Below is a listing to write out in full, exactly as given, without its pictures.

#### Data extract:
>> Begin

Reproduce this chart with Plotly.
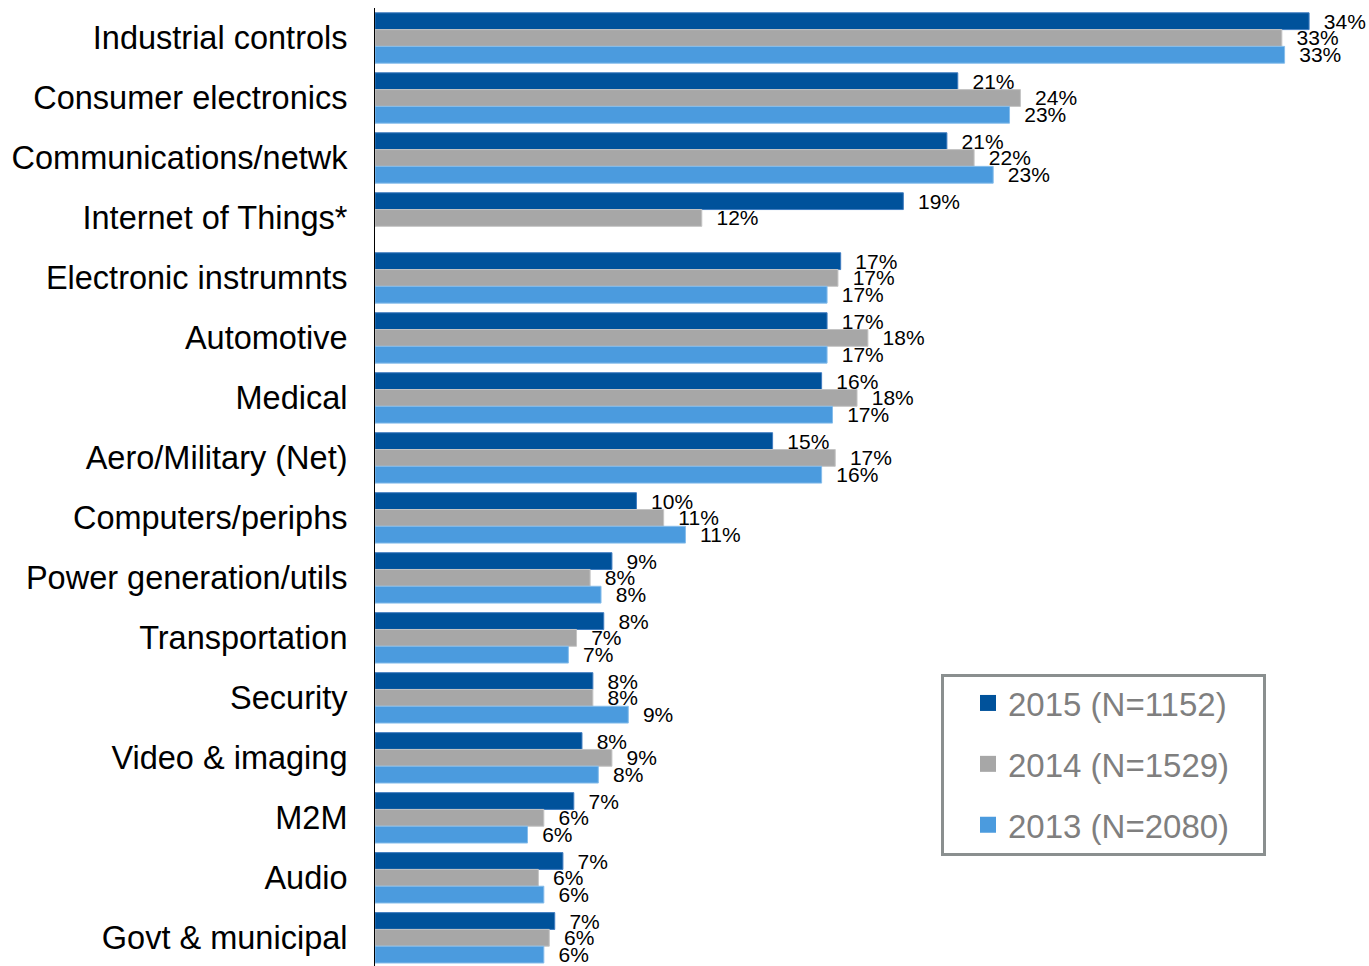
import plotly.graph_objects as go

categories = [
    "Industrial controls", "Consumer electronics", "Communications/netwk",
    "Internet of Things*", "Electronic instrumnts", "Automotive", "Medical",
    "Aero/Military (Net)", "Computers/periphs", "Power generation/utils",
    "Transportation", "Security", "Video & imaging", "M2M", "Audio",
    "Govt & municipal",
]

share_2015 = [34.3, 21.4, 21.0, 19.4, 17.1, 16.6, 16.4, 14.6, 9.6, 8.7, 8.4, 8.0, 7.6, 7.3, 6.9, 6.6]
share_2014 = [33.3, 23.7, 22.0, 12.0, 17.0, 18.1, 17.7, 16.9, 10.6, 7.9, 7.4, 8.0, 8.7, 6.2, 6.0, 6.4]
share_2013 = [33.4, 23.3, 22.7, None, 16.6, 16.6, 16.8, 16.4, 11.4, 8.3, 7.1, 9.3, 8.2, 5.6, 6.2, 6.2]

series_names = ["2015 (N=1152)", "2014 (N=1529)", "2013 (N=2080)"]
series_values = [share_2015, share_2014, share_2013]
series_colors = ["#00529B", "#A7A7A7", "#4B9BDE"]
edge_colors = ["#3F7CC0", "#C4C4C4", "#86BDEB"]

FONT = "Liberation Sans, Arial, sans-serif"

W, H = 1369, 966
L, T = 375, 8
plot_w, plot_h = W - L, H - T

fig = go.Figure()

for name, vals, col, edge in zip(series_names, series_values, series_colors, edge_colors):
    fig.add_trace(go.Bar(
        y=categories, x=vals, orientation="h", name=name,
        marker=dict(color=col, line=dict(color=edge, width=1)),
        texttemplate="\u00a0\u00a0%{x:.0f}%", textposition="outside",
        outsidetextfont=dict(family=FONT, size=21, color="#000000"),
        constraintext="none", cliponaxis=False,
        showlegend=False, hoverinfo="x+y",
    ))

# legend entries with larger square swatches
for i, (name, col) in enumerate(zip(series_names, series_colors)):
    fig.add_trace(go.Scatter(
        x=[None], y=[None], mode="markers", name=name,
        marker=dict(symbol="square", size=17, color=col),
        legendgroup=f"g{i}", showlegend=True,
    ))


def px_x(p):
    return (p - L) / plot_w


def px_y(p):
    return (H - p) / plot_h


fig.add_shape(
    type="rect", xref="paper", yref="paper",
    x0=px_x(942.5), x1=px_x(1264.5), y0=px_y(854.5), y1=px_y(675.5),
    line=dict(color="#8A8F8F", width=3), fillcolor="rgba(0,0,0,0)",
)

fig.update_layout(
    template="none",
    width=W, height=H,
    margin=dict(l=L, r=0, t=T, b=0, autoexpand=False),
    paper_bgcolor="white", plot_bgcolor="white",
    barmode="group", bargap=0.16, bargroupgap=0,
    font=dict(family=FONT, color="#000000"),
    showlegend=True,
    legend=dict(
        x=px_x(968), xanchor="left", y=px_y(675), yanchor="top",
        font=dict(family=FONT, size=33, color="#7F7F7F"),
        bgcolor="rgba(0,0,0,0)", borderwidth=0,
        traceorder="grouped", tracegroupgap=15,
    ),
    xaxis=dict(
        range=[0, 36.5], showgrid=False, zeroline=False, showline=False,
        showticklabels=False, ticks="", automargin=False, fixedrange=True,
    ),
    yaxis=dict(
        type="category", range=[15.47, -0.5], showgrid=False, zeroline=False,
        showline=True, linecolor="#000000", linewidth=1, ticks="",
        tickfont=dict(family=FONT, size=32.5, color="#000000"),
        ticklabelstandoff=20, automargin=False, fixedrange=True,
    ),
)

fig.write_html("out.html")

>> End

#### Completed exercise:
Reproduce this chart with Plotly.
import plotly.graph_objects as go

categories = [
    "Industrial controls", "Consumer electronics", "Communications/netwk",
    "Internet of Things*", "Electronic instrumnts", "Automotive", "Medical",
    "Aero/Military (Net)", "Computers/periphs", "Power generation/utils",
    "Transportation", "Security", "Video & imaging", "M2M", "Audio",
    "Govt & municipal",
]

share_2015 = [34.3, 21.4, 21.0, 19.4, 17.1, 16.6, 16.4, 14.6, 9.6, 8.7, 8.4, 8.0, 7.6, 7.3, 6.9, 6.6]
share_2014 = [33.3, 23.7, 22.0, 12.0, 17.0, 18.1, 17.7, 16.9, 10.6, 7.9, 7.4, 8.0, 8.7, 6.2, 6.0, 6.4]
share_2013 = [33.4, 23.3, 22.7, None, 16.6, 16.6, 16.8, 16.4, 11.4, 8.3, 7.1, 9.3, 8.2, 5.6, 6.2, 6.2]

series_names = ["2015 (N=1152)", "2014 (N=1529)", "2013 (N=2080)"]
series_values = [share_2015, share_2014, share_2013]
series_colors = ["#00529B", "#A7A7A7", "#4B9BDE"]
edge_colors = ["#3F7CC0", "#C4C4C4", "#86BDEB"]

FONT = "Liberation Sans, Arial, sans-serif"

W, H = 1369, 966
L, T = 375, 8
plot_w, plot_h = W - L, H - T

fig = go.Figure()

for name, vals, col, edge in zip(series_names, series_values, series_colors, edge_colors):
    fig.add_trace(go.Bar(
        y=categories, x=vals, orientation="h", name=name,
        marker=dict(color=col, line=dict(color=edge, width=1)),
        texttemplate="\u00a0\u00a0%{x:.0f}%", textposition="outside",
        outsidetextfont=dict(family=FONT, size=21, color="#000000"),
        constraintext="none", cliponaxis=False,
        showlegend=False, hoverinfo="x+y",
    ))

# legend entries with larger square swatches
for i, (name, col) in enumerate(zip(series_names, series_colors)):
    fig.add_trace(go.Scatter(
        x=[None], y=[None], mode="markers", name=name,
        marker=dict(symbol="square", size=17, color=col),
        legendgroup=f"g{i}", showlegend=True,
    ))


def px_x(p):
    return (p - L) / plot_w


def px_y(p):
    return (H - p) / plot_h


fig.add_shape(
    type="rect", xref="paper", yref="paper",
    x0=px_x(942.5), x1=px_x(1264.5), y0=px_y(854.5), y1=px_y(675.5),
    line=dict(color="#8A8F8F", width=3), fillcolor="rgba(0,0,0,0)",
)

fig.update_layout(
    template="none",
    width=W, height=H,
    margin=dict(l=L, r=0, t=T, b=0, autoexpand=False),
    paper_bgcolor="white", plot_bgcolor="white",
    barmode="group", bargap=0.16, bargroupgap=0,
    font=dict(family=FONT, color="#000000"),
    showlegend=True,
    legend=dict(
        x=px_x(968), xanchor="left", y=px_y(675), yanchor="top",
        font=dict(family=FONT, size=33, color="#7F7F7F"),
        bgcolor="rgba(0,0,0,0)", borderwidth=0,
        traceorder="grouped", tracegroupgap=15,
    ),
    xaxis=dict(
        range=[0, 36.5], showgrid=False, zeroline=False, showline=False,
        showticklabels=False, ticks="", automargin=False, fixedrange=True,
    ),
    yaxis=dict(
        type="category", range=[15.47, -0.5], showgrid=False, zeroline=False,
        showline=True, linecolor="#000000", linewidth=1, ticks="",
        tickfont=dict(family=FONT, size=32.5, color="#000000"),
        ticklabelstandoff=20, automargin=False, fixedrange=True,
    ),
)

fig.write_html("out.html")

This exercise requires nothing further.